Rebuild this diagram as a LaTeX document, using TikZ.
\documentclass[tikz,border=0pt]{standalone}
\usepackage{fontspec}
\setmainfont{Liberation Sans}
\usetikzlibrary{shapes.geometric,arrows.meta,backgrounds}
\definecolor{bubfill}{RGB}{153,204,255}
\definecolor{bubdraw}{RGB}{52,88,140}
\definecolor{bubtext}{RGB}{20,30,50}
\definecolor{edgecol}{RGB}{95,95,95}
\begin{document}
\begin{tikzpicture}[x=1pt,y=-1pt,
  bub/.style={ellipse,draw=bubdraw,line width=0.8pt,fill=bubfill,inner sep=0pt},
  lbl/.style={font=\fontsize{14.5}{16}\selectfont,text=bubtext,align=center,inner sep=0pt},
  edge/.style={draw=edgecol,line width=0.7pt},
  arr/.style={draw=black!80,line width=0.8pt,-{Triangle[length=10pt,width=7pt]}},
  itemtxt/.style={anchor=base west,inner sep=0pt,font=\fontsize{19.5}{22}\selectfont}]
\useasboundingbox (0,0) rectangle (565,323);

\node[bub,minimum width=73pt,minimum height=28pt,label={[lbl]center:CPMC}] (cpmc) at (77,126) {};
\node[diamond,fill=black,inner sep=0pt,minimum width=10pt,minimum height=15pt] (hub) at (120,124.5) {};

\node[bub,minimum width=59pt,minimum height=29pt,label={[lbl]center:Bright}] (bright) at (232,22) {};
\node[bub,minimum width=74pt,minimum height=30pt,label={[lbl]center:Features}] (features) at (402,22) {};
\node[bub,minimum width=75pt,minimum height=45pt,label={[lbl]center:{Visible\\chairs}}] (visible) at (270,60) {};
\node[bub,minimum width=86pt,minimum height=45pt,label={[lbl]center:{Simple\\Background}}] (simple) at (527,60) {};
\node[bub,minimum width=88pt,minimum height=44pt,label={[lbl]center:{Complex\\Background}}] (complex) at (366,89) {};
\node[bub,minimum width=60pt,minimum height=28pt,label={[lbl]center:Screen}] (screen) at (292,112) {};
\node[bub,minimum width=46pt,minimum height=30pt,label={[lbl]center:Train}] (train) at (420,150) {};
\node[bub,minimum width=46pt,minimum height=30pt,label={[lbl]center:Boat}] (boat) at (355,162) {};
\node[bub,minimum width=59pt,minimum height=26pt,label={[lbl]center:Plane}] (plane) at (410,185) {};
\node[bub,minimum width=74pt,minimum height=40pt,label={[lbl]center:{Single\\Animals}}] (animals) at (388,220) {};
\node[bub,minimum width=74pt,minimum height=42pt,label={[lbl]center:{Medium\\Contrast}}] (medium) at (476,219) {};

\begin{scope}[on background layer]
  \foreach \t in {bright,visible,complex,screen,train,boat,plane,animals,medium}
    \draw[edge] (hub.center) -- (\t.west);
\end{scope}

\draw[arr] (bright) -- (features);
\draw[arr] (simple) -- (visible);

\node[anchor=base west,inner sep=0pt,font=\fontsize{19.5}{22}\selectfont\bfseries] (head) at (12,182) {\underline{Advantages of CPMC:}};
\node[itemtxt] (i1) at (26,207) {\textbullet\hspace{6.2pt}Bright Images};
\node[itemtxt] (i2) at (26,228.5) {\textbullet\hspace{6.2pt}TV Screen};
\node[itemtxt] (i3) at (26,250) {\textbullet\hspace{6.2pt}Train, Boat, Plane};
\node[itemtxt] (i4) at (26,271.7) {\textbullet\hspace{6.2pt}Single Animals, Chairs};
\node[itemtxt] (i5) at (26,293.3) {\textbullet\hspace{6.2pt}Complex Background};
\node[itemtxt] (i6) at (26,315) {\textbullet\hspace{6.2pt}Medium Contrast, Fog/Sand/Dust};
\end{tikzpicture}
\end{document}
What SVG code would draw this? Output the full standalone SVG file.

# # # #

Reproduce every record above exactly as it appears.

Rebuild this diagram as a LaTeX document, using TikZ.
\documentclass[tikz,border=0pt]{standalone}
\usepackage{fontspec}
\setmainfont{Liberation Sans}
\usetikzlibrary{shapes.geometric,arrows.meta,backgrounds}
\definecolor{bubfill}{RGB}{153,204,255}
\definecolor{bubdraw}{RGB}{52,88,140}
\definecolor{bubtext}{RGB}{20,30,50}
\definecolor{edgecol}{RGB}{95,95,95}
\begin{document}
\begin{tikzpicture}[x=1pt,y=-1pt,
  bub/.style={ellipse,draw=bubdraw,line width=0.8pt,fill=bubfill,inner sep=0pt},
  lbl/.style={font=\fontsize{14.5}{16}\selectfont,text=bubtext,align=center,inner sep=0pt},
  edge/.style={draw=edgecol,line width=0.7pt},
  arr/.style={draw=black!80,line width=0.8pt,-{Triangle[length=10pt,width=7pt]}},
  itemtxt/.style={anchor=base west,inner sep=0pt,font=\fontsize{19.5}{22}\selectfont}]
\useasboundingbox (0,0) rectangle (565,323);

\node[bub,minimum width=73pt,minimum height=28pt,label={[lbl]center:CPMC}] (cpmc) at (77,126) {};
\node[diamond,fill=black,inner sep=0pt,minimum width=10pt,minimum height=15pt] (hub) at (120,124.5) {};

\node[bub,minimum width=59pt,minimum height=29pt,label={[lbl]center:Bright}] (bright) at (232,22) {};
\node[bub,minimum width=74pt,minimum height=30pt,label={[lbl]center:Features}] (features) at (402,22) {};
\node[bub,minimum width=75pt,minimum height=45pt,label={[lbl]center:{Visible\\chairs}}] (visible) at (270,60) {};
\node[bub,minimum width=86pt,minimum height=45pt,label={[lbl]center:{Simple\\Background}}] (simple) at (527,60) {};
\node[bub,minimum width=88pt,minimum height=44pt,label={[lbl]center:{Complex\\Background}}] (complex) at (366,89) {};
\node[bub,minimum width=60pt,minimum height=28pt,label={[lbl]center:Screen}] (screen) at (292,112) {};
\node[bub,minimum width=46pt,minimum height=30pt,label={[lbl]center:Train}] (train) at (420,150) {};
\node[bub,minimum width=46pt,minimum height=30pt,label={[lbl]center:Boat}] (boat) at (355,162) {};
\node[bub,minimum width=59pt,minimum height=26pt,label={[lbl]center:Plane}] (plane) at (410,185) {};
\node[bub,minimum width=74pt,minimum height=40pt,label={[lbl]center:{Single\\Animals}}] (animals) at (388,220) {};
\node[bub,minimum width=74pt,minimum height=42pt,label={[lbl]center:{Medium\\Contrast}}] (medium) at (476,219) {};

\begin{scope}[on background layer]
  \foreach \t in {bright,visible,complex,screen,train,boat,plane,animals,medium}
    \draw[edge] (hub.center) -- (\t.west);
\end{scope}

\draw[arr] (bright) -- (features);
\draw[arr] (simple) -- (visible);

\node[anchor=base west,inner sep=0pt,font=\fontsize{19.5}{22}\selectfont\bfseries] (head) at (12,182) {\underline{Advantages of CPMC:}};
\node[itemtxt] (i1) at (26,207) {\textbullet\hspace{6.2pt}Bright Images};
\node[itemtxt] (i2) at (26,228.5) {\textbullet\hspace{6.2pt}TV Screen};
\node[itemtxt] (i3) at (26,250) {\textbullet\hspace{6.2pt}Train, Boat, Plane};
\node[itemtxt] (i4) at (26,271.7) {\textbullet\hspace{6.2pt}Single Animals, Chairs};
\node[itemtxt] (i5) at (26,293.3) {\textbullet\hspace{6.2pt}Complex Background};
\node[itemtxt] (i6) at (26,315) {\textbullet\hspace{6.2pt}Medium Contrast, Fog/Sand/Dust};
\end{tikzpicture}
\end{document}
What SVG code would draw this? Output the full standalone SVG file.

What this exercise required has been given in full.